Secondly, you added insult to injury by LYING to the child. At 11-years-old do not believe for a second he bought yours and your partner’s sorry explanation of what happened. All that was needed was for the both of you to sit him down and have an honest conversation with him. I am sure your truth would have helped him made better sense of what he saw and might have won his respect and admiration than the half-baked lie you chose to give him.

However, all is not lost, you still have the opportunity to have that honest heart-to-heart conversation with your brother about what he saw, your own identity and offer some sound advice on how he can and should manage his own sexual behaviour. There are other lessons like honesty and saying sorry when you have done wrong (your lie) that you can use this opportunity to teach him. SEIZE the moment.

And remember, #YouAreWorthy

Damien Williams is a Minister & Bible Teacher at Ekklesia Bible Fellowship in Kingston, Jamaica. He is also an Educator, Life Coach and Human Rights & Justice Advocate. His day job is as a Field Operations Manager at Habitat for Humanity Jamaica. If you have an issue that you need advice on, send an e-mail to [email protected] or [email protected]

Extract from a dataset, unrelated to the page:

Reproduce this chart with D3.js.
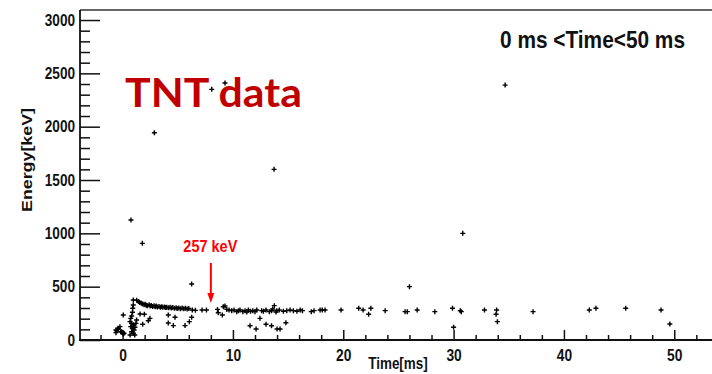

2 thoughts on “My brother walked in on us doing it

  1. Interesting situation to be in. I find it more interesting that the exchange that was happening is referred to as an ‘incident’. Nothing two consenting adults do is an incident, or maybe I’m reading that too literally. However, I’d have to agree that if it wasn’t a discussion you (Troy) wanted to have with your brother, or anyone else as a matter of fact then his presence there should have always being considered. Beyond what your brother walked in on, what do you think you and your partner were doing locked up in the room doing to begin with. Does he know about your sexuality, or you just rather him not associate a practice with what he may know (if he know). Moving forward, this should serve as a lesson and also further encourage you towards that discourse with your brother. Engage him, let him speak about what he saw, you definitely don’t want his classmates to be the ones discussing this with him, as he’s at an I.pressionable age (still).
    Best wishes Troy.

  2. I agree that you should have seize the moment to tell him the truth, at 11 he is mature enough to know that you were not wrestling. As Damien said you still have an opportunity to come clean with him and I am sure he will love you even more for telling him your truth!